Пушкину не сиделось в Кишиневе, и генерал Инзов, относившийся к нему с трогательной заботливостью, охотно отпускал его в отлучки. Местом частых посещений Пушкина было имение В. Л. Давыдова Каменка вблизи Киева, бывал он и в Тульчине, проезжал через Васильков[71]. Поездки эти укрепляли его личные связи с южными декабристами.
Политическая лирика, созданная поэтом в это время, определила его особое положение в кругу декабристов. Такие стихотворения, как «Кинжал», «Наполеон», «Гречанка верная! не плачь, – он пал героем…», выражали тесную связь Пушкина с политическими заговорщиками. Но в еще большей мере об этом говорили послание В. Л. Давыдову («Меж тем как генерал Орлов…») или генералу Пущину («В дыму, в крови, сквозь тучи стрел…»). Если первые представляют собой агитационно-политические стихотворения, обращенные к широкой аудитории, то вторые – конспиративные послания от одного заговорщика другому. Они написаны языком намеков, политической тайнописью (в одном случае основанной на условных словечках дружеского кружка политических единомышленников, в другом – на конспиративном языке масонов, так как стихотворение обращено к «собрату» Пушкина по кишиневской ложе «Овидий», тесно связанной с декабристами).

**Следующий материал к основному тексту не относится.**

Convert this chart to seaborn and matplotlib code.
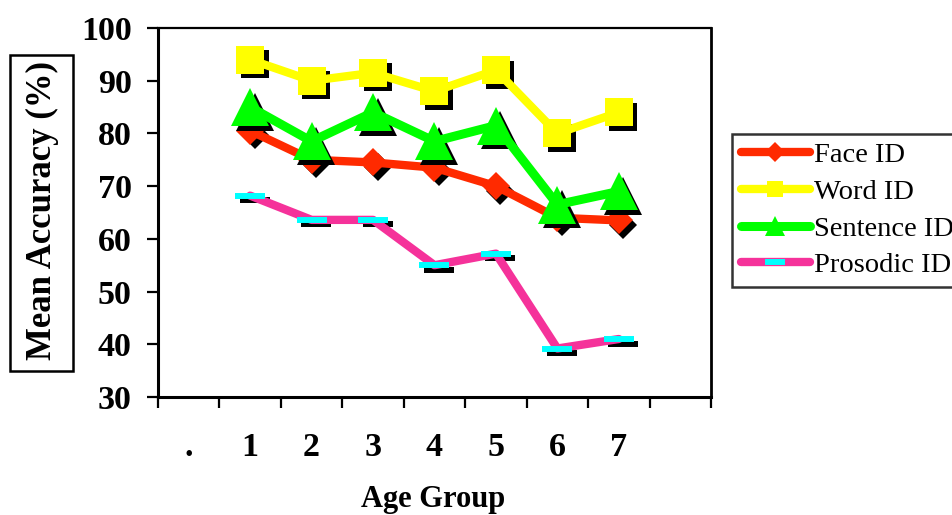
import matplotlib
matplotlib.use("Agg")
import matplotlib.pyplot as plt
import matplotlib.transforms as mtransforms
from matplotlib.lines import Line2D
from matplotlib.patches import Rectangle
import seaborn as sns
import pandas as pd

# ---- data ----
categories = [".", "1", "2", "3", "4", "5", "6", "7", ""]
age_groups = [1, 2, 3, 4, 5, 6, 7]
face_id = [80.5, 75.0, 74.5, 73.5, 70.0, 64.0, 63.5]
word_id = [94.0, 90.0, 91.5, 88.0, 92.0, 80.0, 84.0]
sentence_id = [85.0, 78.5, 84.0, 78.5, 81.5, 66.5, 69.0]
prosodic_id = [68.2, 63.6, 63.6, 55.0, 57.2, 39.2, 41.0]
series_names = ["Face ID", "Word ID", "Sentence ID", "Prosodic ID"]
y_ticks = [30, 40, 50, 60, 70, 80, 90, 100]

sns.set_style("ticks")
plt.rcParams["font.family"] = ["Liberation Serif", "DejaVu Serif"]
for key in ["text.color", "axes.labelcolor", "xtick.color", "ytick.color", "axes.edgecolor"]:
    plt.rcParams[key] = "black"

fig = plt.figure(figsize=(9.53, 5.15), dpi=100)
ax = fig.add_axes([158 / 953, 1 - 397 / 515, 553 / 953, 369 / 515])

styles = {
    "Face ID": dict(color="#FF2A00", marker="D", ms=14, mew=0, mfc="#FF2A00", lw=6),
    "Word ID": dict(color="#FFFF00", marker="s", ms=19.5, mew=0, mfc="#FFFF00", lw=6),
    "Sentence ID": dict(color="#00FF00", marker="^", ms=27, mew=0, mfc="#00FF00", lw=6.5),
    "Prosodic ID": dict(color="#F5329A", marker="_", ms=21, mew=4.3, mfc="#00FFFF", lw=6),
}
legend_ms = {"Face ID": 10, "Word ID": 12, "Sentence ID": 15, "Prosodic ID": 14}

data = {"Face ID": face_id, "Word ID": word_id,
        "Sentence ID": sentence_id, "Prosodic ID": prosodic_id}

shadow = ax.transData + mtransforms.ScaledTranslation(4.5 / 100, -4.5 / 100, fig.dpi_scale_trans)

handles = []
for i, name in enumerate(series_names):
    st = styles[name]
    df = pd.DataFrame({"group": age_groups, "acc": data[name]})
    # shadow markers
    sns.lineplot(data=df, x="group", y="acc", ax=ax, linestyle="none",
                 marker=st["marker"], markersize=st["ms"], markerfacecolor="black",
                 markeredgecolor="black", markeredgewidth=st["mew"] if st["marker"] == "_" else 0,
                 color="black", transform=shadow, zorder=2 + 3 * i, legend=False)
    # main line with markers
    mec = st["mfc"] if st["marker"] == "_" else "none"
    sns.lineplot(data=df, x="group", y="acc", ax=ax, color=st["color"], linewidth=st["lw"],
                 marker=st["marker"], markersize=st["ms"], markerfacecolor=st["mfc"],
                 markeredgecolor=mec, markeredgewidth=st["mew"],
                 zorder=3 + 3 * i, legend=False)
    handles.append(Line2D([], [], color=st["color"], lw=st["lw"], marker=st["marker"],
                          markersize=legend_ms[name], markerfacecolor=st["mfc"],
                          markeredgecolor=mec,
                          markeredgewidth=st["mew"] if st["marker"] == "_" else 0))

ax.set_xlim(-0.5, len(categories) - 0.5)
ax.set_ylim(30, 100)
ax.set_yticks(y_ticks)
ax.set_yticklabels([str(v) for v in y_ticks], fontsize=24.5, fontweight="bold")
ax.tick_params(axis="y", direction="out", length=8, width=1.6, pad=11, color="black")

ax.set_xticks([k - 0.5 for k in range(len(categories) + 1)])
ax.set_xticklabels([])
ax.set_xticks(list(range(len(categories))), minor=True)
ax.set_xticklabels(categories, minor=True, fontsize=24.5, fontweight="bold")
ax.tick_params(axis="x", which="major", direction="out", length=8, width=1.6, color="black")
ax.tick_params(axis="x", which="minor", length=0, pad=25)

for side, w in {"left": 2.2, "bottom": 2.2, "top": 1.6, "right": 2.0}.items():
    ax.spines[side].set_visible(True)
    ax.spines[side].set_linewidth(w)
    ax.spines[side].set_color("black")

ax.set_ylabel("")
ax.set_xlabel("Age Group", fontsize=22, fontweight="bold", va="center")
ax.xaxis.set_label_coords((433 - 158) / 553, -(499 - 397) / 369)

# boxed y label
fig.patches.append(Rectangle((10 / 953, 1 - 371 / 515), 63 / 953, 316 / 515,
                             transform=fig.transFigure, fill=False, lw=1.8,
                             edgecolor="black"))
fig.text(42 / 953, 1 - 211 / 515, "Mean Accuracy (%)", rotation=90, fontsize=25,
         fontweight="bold", ha="center", va="center")

leg = fig.legend(handles, series_names, loc="lower left",
                 bbox_to_anchor=(732 / 953, 1 - 287 / 515), bbox_transform=fig.transFigure,
                 fontsize=20.5, frameon=True, fancybox=False, borderaxespad=0,
                 handlelength=2.45, handletextpad=0.12, labelspacing=0.38, borderpad=0.3)
leg.get_frame().set_edgecolor("black")
leg.get_frame().set_linewidth(1.8)
for t in leg.get_texts():
    t.set_color("black")

fig.savefig("out.png", dpi=100)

Облик Пушкина кишиневского периода был бы не полон, если бы мы упустили еще один его лик. Бытовое положение Пушкина было сложным: репутация ссыльного, постоянные денежные затруднения в сочетании с необходимостью общения с людьми самого разного общественного положения, незначительный чин, двусмысленность самого положения поэта в обществе – все делало его незащищенным от возможности оскорблений. Вообще, полное отсутствие душевной ущемленности, психологии ущербности, полнота жизни и сил, неотделимые для нас от образа Пушкина, заставляют нас забывать, в сколь трудном и уязвимом положении он находился. Как автор он не мог защищать свои права из-за отдаленности от центров литературной жизни и неясности юридического положения профессионального литератора в то время. Как участник политической жизни он вынужден постоянно считаться с тем, что его глубокое убеждение в принципиальной многогранности поэтической личности понимается как недостаточная готовность отдать себя политической борьбе или даже как «испорченность», «ветреность», «нестойкость». Как человек он – это сделалось очевидным уже в Кишиневе – обречен носить клеймо «поэта», постоянно подвергаясь бесцеремонному любопытству и сталкиваясь с настойчивым ожиданием, что он будет вести себя в соответствии со штампами поведения «поэтической личности».